• **Written instruction**
Your task is to retype each line of the data below exactly.

+-------+

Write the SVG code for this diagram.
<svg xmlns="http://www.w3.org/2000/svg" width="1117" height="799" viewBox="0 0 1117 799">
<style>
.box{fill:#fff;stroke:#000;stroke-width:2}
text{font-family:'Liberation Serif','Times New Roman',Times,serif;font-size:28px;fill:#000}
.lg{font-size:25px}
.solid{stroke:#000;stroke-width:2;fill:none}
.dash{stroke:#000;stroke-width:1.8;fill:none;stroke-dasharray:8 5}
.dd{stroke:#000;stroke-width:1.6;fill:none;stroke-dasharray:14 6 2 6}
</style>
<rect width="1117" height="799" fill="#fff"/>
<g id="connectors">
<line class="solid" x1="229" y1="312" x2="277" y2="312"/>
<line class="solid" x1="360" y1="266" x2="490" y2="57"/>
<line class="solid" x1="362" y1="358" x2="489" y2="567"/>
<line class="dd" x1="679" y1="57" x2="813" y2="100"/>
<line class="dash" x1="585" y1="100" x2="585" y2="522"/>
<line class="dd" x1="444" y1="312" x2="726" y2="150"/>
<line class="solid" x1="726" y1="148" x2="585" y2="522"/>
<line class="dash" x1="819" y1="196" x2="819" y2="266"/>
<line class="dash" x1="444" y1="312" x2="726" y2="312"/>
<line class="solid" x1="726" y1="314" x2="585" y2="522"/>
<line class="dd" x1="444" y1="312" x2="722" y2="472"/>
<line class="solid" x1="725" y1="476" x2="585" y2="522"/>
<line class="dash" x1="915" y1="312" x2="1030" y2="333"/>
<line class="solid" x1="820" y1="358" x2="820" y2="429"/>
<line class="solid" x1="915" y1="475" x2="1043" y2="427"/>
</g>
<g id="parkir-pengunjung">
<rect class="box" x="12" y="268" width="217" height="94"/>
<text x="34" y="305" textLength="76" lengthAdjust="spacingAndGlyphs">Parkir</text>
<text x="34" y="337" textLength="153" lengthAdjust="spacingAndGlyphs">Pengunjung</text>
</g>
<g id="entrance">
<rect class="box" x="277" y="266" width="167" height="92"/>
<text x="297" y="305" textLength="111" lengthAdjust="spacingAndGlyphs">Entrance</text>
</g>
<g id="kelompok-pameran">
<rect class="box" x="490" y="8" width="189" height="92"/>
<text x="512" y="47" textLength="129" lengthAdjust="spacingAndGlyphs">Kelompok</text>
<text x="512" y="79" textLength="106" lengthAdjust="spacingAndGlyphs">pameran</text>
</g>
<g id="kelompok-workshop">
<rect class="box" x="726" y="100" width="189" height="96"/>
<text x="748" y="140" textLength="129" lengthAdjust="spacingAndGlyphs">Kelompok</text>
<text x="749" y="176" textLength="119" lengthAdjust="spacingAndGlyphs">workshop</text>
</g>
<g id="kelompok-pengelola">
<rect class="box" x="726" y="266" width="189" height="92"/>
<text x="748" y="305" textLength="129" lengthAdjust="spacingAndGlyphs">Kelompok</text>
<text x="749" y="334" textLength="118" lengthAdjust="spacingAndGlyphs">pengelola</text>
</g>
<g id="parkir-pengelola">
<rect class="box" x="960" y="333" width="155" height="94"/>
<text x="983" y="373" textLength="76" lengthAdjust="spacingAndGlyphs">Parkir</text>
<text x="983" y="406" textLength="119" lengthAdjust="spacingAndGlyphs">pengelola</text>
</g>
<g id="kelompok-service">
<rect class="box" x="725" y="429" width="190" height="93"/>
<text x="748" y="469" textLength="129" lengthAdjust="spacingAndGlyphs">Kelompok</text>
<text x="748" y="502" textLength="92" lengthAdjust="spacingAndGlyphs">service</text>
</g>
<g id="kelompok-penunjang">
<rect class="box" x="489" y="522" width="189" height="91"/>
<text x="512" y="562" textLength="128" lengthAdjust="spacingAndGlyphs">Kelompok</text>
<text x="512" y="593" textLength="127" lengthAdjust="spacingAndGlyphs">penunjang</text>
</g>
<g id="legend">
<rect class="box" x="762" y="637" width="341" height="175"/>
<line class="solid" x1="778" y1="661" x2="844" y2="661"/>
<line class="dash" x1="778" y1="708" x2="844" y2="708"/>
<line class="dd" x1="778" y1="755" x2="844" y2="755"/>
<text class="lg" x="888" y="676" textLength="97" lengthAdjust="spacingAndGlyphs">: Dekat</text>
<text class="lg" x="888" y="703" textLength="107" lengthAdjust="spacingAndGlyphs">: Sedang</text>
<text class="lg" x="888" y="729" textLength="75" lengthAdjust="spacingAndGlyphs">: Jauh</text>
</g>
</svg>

+-------+

• **Response to the exercise**
Write the SVG code for this diagram.
<svg xmlns="http://www.w3.org/2000/svg" width="1117" height="799" viewBox="0 0 1117 799">
<style>
.box{fill:#fff;stroke:#000;stroke-width:2}
text{font-family:'Liberation Serif','Times New Roman',Times,serif;font-size:28px;fill:#000}
.lg{font-size:25px}
.solid{stroke:#000;stroke-width:2;fill:none}
.dash{stroke:#000;stroke-width:1.8;fill:none;stroke-dasharray:8 5}
.dd{stroke:#000;stroke-width:1.6;fill:none;stroke-dasharray:14 6 2 6}
</style>
<rect width="1117" height="799" fill="#fff"/>
<g id="connectors">
<line class="solid" x1="229" y1="312" x2="277" y2="312"/>
<line class="solid" x1="360" y1="266" x2="490" y2="57"/>
<line class="solid" x1="362" y1="358" x2="489" y2="567"/>
<line class="dd" x1="679" y1="57" x2="813" y2="100"/>
<line class="dash" x1="585" y1="100" x2="585" y2="522"/>
<line class="dd" x1="444" y1="312" x2="726" y2="150"/>
<line class="solid" x1="726" y1="148" x2="585" y2="522"/>
<line class="dash" x1="819" y1="196" x2="819" y2="266"/>
<line class="dash" x1="444" y1="312" x2="726" y2="312"/>
<line class="solid" x1="726" y1="314" x2="585" y2="522"/>
<line class="dd" x1="444" y1="312" x2="722" y2="472"/>
<line class="solid" x1="725" y1="476" x2="585" y2="522"/>
<line class="dash" x1="915" y1="312" x2="1030" y2="333"/>
<line class="solid" x1="820" y1="358" x2="820" y2="429"/>
<line class="solid" x1="915" y1="475" x2="1043" y2="427"/>
</g>
<g id="parkir-pengunjung">
<rect class="box" x="12" y="268" width="217" height="94"/>
<text x="34" y="305" textLength="76" lengthAdjust="spacingAndGlyphs">Parkir</text>
<text x="34" y="337" textLength="153" lengthAdjust="spacingAndGlyphs">Pengunjung</text>
</g>
<g id="entrance">
<rect class="box" x="277" y="266" width="167" height="92"/>
<text x="297" y="305" textLength="111" lengthAdjust="spacingAndGlyphs">Entrance</text>
</g>
<g id="kelompok-pameran">
<rect class="box" x="490" y="8" width="189" height="92"/>
<text x="512" y="47" textLength="129" lengthAdjust="spacingAndGlyphs">Kelompok</text>
<text x="512" y="79" textLength="106" lengthAdjust="spacingAndGlyphs">pameran</text>
</g>
<g id="kelompok-workshop">
<rect class="box" x="726" y="100" width="189" height="96"/>
<text x="748" y="140" textLength="129" lengthAdjust="spacingAndGlyphs">Kelompok</text>
<text x="749" y="176" textLength="119" lengthAdjust="spacingAndGlyphs">workshop</text>
</g>
<g id="kelompok-pengelola">
<rect class="box" x="726" y="266" width="189" height="92"/>
<text x="748" y="305" textLength="129" lengthAdjust="spacingAndGlyphs">Kelompok</text>
<text x="749" y="334" textLength="118" lengthAdjust="spacingAndGlyphs">pengelola</text>
</g>
<g id="parkir-pengelola">
<rect class="box" x="960" y="333" width="155" height="94"/>
<text x="983" y="373" textLength="76" lengthAdjust="spacingAndGlyphs">Parkir</text>
<text x="983" y="406" textLength="119" lengthAdjust="spacingAndGlyphs">pengelola</text>
</g>
<g id="kelompok-service">
<rect class="box" x="725" y="429" width="190" height="93"/>
<text x="748" y="469" textLength="129" lengthAdjust="spacingAndGlyphs">Kelompok</text>
<text x="748" y="502" textLength="92" lengthAdjust="spacingAndGlyphs">service</text>
</g>
<g id="kelompok-penunjang">
<rect class="box" x="489" y="522" width="189" height="91"/>
<text x="512" y="562" textLength="128" lengthAdjust="spacingAndGlyphs">Kelompok</text>
<text x="512" y="593" textLength="127" lengthAdjust="spacingAndGlyphs">penunjang</text>
</g>
<g id="legend">
<rect class="box" x="762" y="637" width="341" height="175"/>
<line class="solid" x1="778" y1="661" x2="844" y2="661"/>
<line class="dash" x1="778" y1="708" x2="844" y2="708"/>
<line class="dd" x1="778" y1="755" x2="844" y2="755"/>
<text class="lg" x="888" y="676" textLength="97" lengthAdjust="spacingAndGlyphs">: Dekat</text>
<text class="lg" x="888" y="703" textLength="107" lengthAdjust="spacingAndGlyphs">: Sedang</text>
<text class="lg" x="888" y="729" textLength="75" lengthAdjust="spacingAndGlyphs">: Jauh</text>
</g>
</svg>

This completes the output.